Task statement:
Please quote the material exactly, every line of it.

• • • •

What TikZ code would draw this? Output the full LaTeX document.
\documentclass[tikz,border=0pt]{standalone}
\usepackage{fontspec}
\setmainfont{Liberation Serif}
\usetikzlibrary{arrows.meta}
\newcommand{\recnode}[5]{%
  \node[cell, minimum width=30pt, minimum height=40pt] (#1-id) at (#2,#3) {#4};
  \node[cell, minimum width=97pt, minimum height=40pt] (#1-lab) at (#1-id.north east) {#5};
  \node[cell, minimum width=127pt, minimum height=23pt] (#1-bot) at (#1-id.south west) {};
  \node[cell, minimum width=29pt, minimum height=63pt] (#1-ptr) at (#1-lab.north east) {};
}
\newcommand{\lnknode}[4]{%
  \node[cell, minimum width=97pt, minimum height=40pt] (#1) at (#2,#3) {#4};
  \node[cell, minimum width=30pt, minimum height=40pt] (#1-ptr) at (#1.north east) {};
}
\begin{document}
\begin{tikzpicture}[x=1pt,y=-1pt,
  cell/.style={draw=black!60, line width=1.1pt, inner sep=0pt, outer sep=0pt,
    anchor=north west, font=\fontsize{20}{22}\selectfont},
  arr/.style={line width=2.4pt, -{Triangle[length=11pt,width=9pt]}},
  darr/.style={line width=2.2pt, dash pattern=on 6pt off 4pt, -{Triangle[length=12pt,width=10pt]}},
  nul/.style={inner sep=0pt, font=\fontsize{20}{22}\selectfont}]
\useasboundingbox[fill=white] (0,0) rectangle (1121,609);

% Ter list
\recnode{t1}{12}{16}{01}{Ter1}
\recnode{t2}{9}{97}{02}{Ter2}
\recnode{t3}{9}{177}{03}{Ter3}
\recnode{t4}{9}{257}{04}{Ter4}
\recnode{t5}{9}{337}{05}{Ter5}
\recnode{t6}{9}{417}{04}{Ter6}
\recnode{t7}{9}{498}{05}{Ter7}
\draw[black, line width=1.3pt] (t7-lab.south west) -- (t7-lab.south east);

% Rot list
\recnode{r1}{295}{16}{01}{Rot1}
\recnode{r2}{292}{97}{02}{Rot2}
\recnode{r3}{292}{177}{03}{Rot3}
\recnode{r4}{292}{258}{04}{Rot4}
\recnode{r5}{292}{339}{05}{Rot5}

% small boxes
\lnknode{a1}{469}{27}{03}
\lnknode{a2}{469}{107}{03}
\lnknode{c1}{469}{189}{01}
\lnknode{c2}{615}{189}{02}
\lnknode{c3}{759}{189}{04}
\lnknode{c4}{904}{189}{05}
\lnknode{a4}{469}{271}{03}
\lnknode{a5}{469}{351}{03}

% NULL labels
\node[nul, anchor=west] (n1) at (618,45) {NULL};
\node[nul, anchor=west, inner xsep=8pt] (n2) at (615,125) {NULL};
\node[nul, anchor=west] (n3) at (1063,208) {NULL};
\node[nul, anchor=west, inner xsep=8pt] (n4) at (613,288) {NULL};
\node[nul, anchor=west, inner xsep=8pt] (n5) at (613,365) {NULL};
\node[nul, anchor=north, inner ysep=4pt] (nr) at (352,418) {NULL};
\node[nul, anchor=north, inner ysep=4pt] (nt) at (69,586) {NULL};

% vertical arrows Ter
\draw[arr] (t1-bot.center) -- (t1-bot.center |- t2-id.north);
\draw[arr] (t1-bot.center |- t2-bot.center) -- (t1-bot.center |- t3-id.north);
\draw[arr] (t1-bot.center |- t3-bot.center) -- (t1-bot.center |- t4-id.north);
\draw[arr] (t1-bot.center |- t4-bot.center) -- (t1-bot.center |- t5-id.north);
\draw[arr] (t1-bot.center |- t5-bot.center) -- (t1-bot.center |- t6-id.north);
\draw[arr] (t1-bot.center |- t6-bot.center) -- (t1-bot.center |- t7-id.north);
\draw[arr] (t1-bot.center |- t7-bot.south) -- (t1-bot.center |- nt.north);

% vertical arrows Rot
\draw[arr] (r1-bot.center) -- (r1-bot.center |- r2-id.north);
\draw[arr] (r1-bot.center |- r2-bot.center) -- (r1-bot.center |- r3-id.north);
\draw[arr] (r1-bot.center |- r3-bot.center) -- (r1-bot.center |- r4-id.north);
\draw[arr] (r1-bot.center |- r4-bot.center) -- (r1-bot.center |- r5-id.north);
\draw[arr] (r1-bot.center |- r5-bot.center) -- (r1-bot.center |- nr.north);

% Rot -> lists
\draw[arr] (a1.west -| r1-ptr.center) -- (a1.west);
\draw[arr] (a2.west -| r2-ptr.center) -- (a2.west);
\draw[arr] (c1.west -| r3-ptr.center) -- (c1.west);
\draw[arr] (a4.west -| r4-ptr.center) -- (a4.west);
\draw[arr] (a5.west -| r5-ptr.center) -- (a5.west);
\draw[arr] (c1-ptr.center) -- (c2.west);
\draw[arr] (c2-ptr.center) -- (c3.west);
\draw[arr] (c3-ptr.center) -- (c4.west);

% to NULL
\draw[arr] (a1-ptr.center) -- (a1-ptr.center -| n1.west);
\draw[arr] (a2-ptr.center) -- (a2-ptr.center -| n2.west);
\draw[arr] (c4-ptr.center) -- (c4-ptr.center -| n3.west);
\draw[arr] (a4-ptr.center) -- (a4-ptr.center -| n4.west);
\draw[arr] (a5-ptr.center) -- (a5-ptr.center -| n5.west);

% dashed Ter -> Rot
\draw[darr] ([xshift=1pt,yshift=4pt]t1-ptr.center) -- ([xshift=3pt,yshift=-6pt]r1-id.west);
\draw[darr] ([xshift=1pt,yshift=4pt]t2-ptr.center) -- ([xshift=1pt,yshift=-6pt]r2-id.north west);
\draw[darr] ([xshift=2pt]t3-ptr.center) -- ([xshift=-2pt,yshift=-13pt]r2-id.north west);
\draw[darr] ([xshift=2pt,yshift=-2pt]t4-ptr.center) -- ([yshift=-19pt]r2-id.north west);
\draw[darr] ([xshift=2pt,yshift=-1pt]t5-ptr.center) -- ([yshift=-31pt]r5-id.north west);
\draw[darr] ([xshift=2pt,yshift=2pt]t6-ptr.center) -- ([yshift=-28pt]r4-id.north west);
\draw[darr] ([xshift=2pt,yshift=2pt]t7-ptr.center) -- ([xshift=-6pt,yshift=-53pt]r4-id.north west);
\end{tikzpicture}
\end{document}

• • • •

Answer to the problem:
What TikZ code would draw this? Output the full LaTeX document.
\documentclass[tikz,border=0pt]{standalone}
\usepackage{fontspec}
\setmainfont{Liberation Serif}
\usetikzlibrary{arrows.meta}
\newcommand{\recnode}[5]{%
  \node[cell, minimum width=30pt, minimum height=40pt] (#1-id) at (#2,#3) {#4};
  \node[cell, minimum width=97pt, minimum height=40pt] (#1-lab) at (#1-id.north east) {#5};
  \node[cell, minimum width=127pt, minimum height=23pt] (#1-bot) at (#1-id.south west) {};
  \node[cell, minimum width=29pt, minimum height=63pt] (#1-ptr) at (#1-lab.north east) {};
}
\newcommand{\lnknode}[4]{%
  \node[cell, minimum width=97pt, minimum height=40pt] (#1) at (#2,#3) {#4};
  \node[cell, minimum width=30pt, minimum height=40pt] (#1-ptr) at (#1.north east) {};
}
\begin{document}
\begin{tikzpicture}[x=1pt,y=-1pt,
  cell/.style={draw=black!60, line width=1.1pt, inner sep=0pt, outer sep=0pt,
    anchor=north west, font=\fontsize{20}{22}\selectfont},
  arr/.style={line width=2.4pt, -{Triangle[length=11pt,width=9pt]}},
  darr/.style={line width=2.2pt, dash pattern=on 6pt off 4pt, -{Triangle[length=12pt,width=10pt]}},
  nul/.style={inner sep=0pt, font=\fontsize{20}{22}\selectfont}]
\useasboundingbox[fill=white] (0,0) rectangle (1121,609);

% Ter list
\recnode{t1}{12}{16}{01}{Ter1}
\recnode{t2}{9}{97}{02}{Ter2}
\recnode{t3}{9}{177}{03}{Ter3}
\recnode{t4}{9}{257}{04}{Ter4}
\recnode{t5}{9}{337}{05}{Ter5}
\recnode{t6}{9}{417}{04}{Ter6}
\recnode{t7}{9}{498}{05}{Ter7}
\draw[black, line width=1.3pt] (t7-lab.south west) -- (t7-lab.south east);

% Rot list
\recnode{r1}{295}{16}{01}{Rot1}
\recnode{r2}{292}{97}{02}{Rot2}
\recnode{r3}{292}{177}{03}{Rot3}
\recnode{r4}{292}{258}{04}{Rot4}
\recnode{r5}{292}{339}{05}{Rot5}

% small boxes
\lnknode{a1}{469}{27}{03}
\lnknode{a2}{469}{107}{03}
\lnknode{c1}{469}{189}{01}
\lnknode{c2}{615}{189}{02}
\lnknode{c3}{759}{189}{04}
\lnknode{c4}{904}{189}{05}
\lnknode{a4}{469}{271}{03}
\lnknode{a5}{469}{351}{03}

% NULL labels
\node[nul, anchor=west] (n1) at (618,45) {NULL};
\node[nul, anchor=west, inner xsep=8pt] (n2) at (615,125) {NULL};
\node[nul, anchor=west] (n3) at (1063,208) {NULL};
\node[nul, anchor=west, inner xsep=8pt] (n4) at (613,288) {NULL};
\node[nul, anchor=west, inner xsep=8pt] (n5) at (613,365) {NULL};
\node[nul, anchor=north, inner ysep=4pt] (nr) at (352,418) {NULL};
\node[nul, anchor=north, inner ysep=4pt] (nt) at (69,586) {NULL};

% vertical arrows Ter
\draw[arr] (t1-bot.center) -- (t1-bot.center |- t2-id.north);
\draw[arr] (t1-bot.center |- t2-bot.center) -- (t1-bot.center |- t3-id.north);
\draw[arr] (t1-bot.center |- t3-bot.center) -- (t1-bot.center |- t4-id.north);
\draw[arr] (t1-bot.center |- t4-bot.center) -- (t1-bot.center |- t5-id.north);
\draw[arr] (t1-bot.center |- t5-bot.center) -- (t1-bot.center |- t6-id.north);
\draw[arr] (t1-bot.center |- t6-bot.center) -- (t1-bot.center |- t7-id.north);
\draw[arr] (t1-bot.center |- t7-bot.south) -- (t1-bot.center |- nt.north);

% vertical arrows Rot
\draw[arr] (r1-bot.center) -- (r1-bot.center |- r2-id.north);
\draw[arr] (r1-bot.center |- r2-bot.center) -- (r1-bot.center |- r3-id.north);
\draw[arr] (r1-bot.center |- r3-bot.center) -- (r1-bot.center |- r4-id.north);
\draw[arr] (r1-bot.center |- r4-bot.center) -- (r1-bot.center |- r5-id.north);
\draw[arr] (r1-bot.center |- r5-bot.center) -- (r1-bot.center |- nr.north);

% Rot -> lists
\draw[arr] (a1.west -| r1-ptr.center) -- (a1.west);
\draw[arr] (a2.west -| r2-ptr.center) -- (a2.west);
\draw[arr] (c1.west -| r3-ptr.center) -- (c1.west);
\draw[arr] (a4.west -| r4-ptr.center) -- (a4.west);
\draw[arr] (a5.west -| r5-ptr.center) -- (a5.west);
\draw[arr] (c1-ptr.center) -- (c2.west);
\draw[arr] (c2-ptr.center) -- (c3.west);
\draw[arr] (c3-ptr.center) -- (c4.west);

% to NULL
\draw[arr] (a1-ptr.center) -- (a1-ptr.center -| n1.west);
\draw[arr] (a2-ptr.center) -- (a2-ptr.center -| n2.west);
\draw[arr] (c4-ptr.center) -- (c4-ptr.center -| n3.west);
\draw[arr] (a4-ptr.center) -- (a4-ptr.center -| n4.west);
\draw[arr] (a5-ptr.center) -- (a5-ptr.center -| n5.west);

% dashed Ter -> Rot
\draw[darr] ([xshift=1pt,yshift=4pt]t1-ptr.center) -- ([xshift=3pt,yshift=-6pt]r1-id.west);
\draw[darr] ([xshift=1pt,yshift=4pt]t2-ptr.center) -- ([xshift=1pt,yshift=-6pt]r2-id.north west);
\draw[darr] ([xshift=2pt]t3-ptr.center) -- ([xshift=-2pt,yshift=-13pt]r2-id.north west);
\draw[darr] ([xshift=2pt,yshift=-2pt]t4-ptr.center) -- ([yshift=-19pt]r2-id.north west);
\draw[darr] ([xshift=2pt,yshift=-1pt]t5-ptr.center) -- ([yshift=-31pt]r5-id.north west);
\draw[darr] ([xshift=2pt,yshift=2pt]t6-ptr.center) -- ([yshift=-28pt]r4-id.north west);
\draw[darr] ([xshift=2pt,yshift=2pt]t7-ptr.center) -- ([xshift=-6pt,yshift=-53pt]r4-id.north west);
\end{tikzpicture}
\end{document}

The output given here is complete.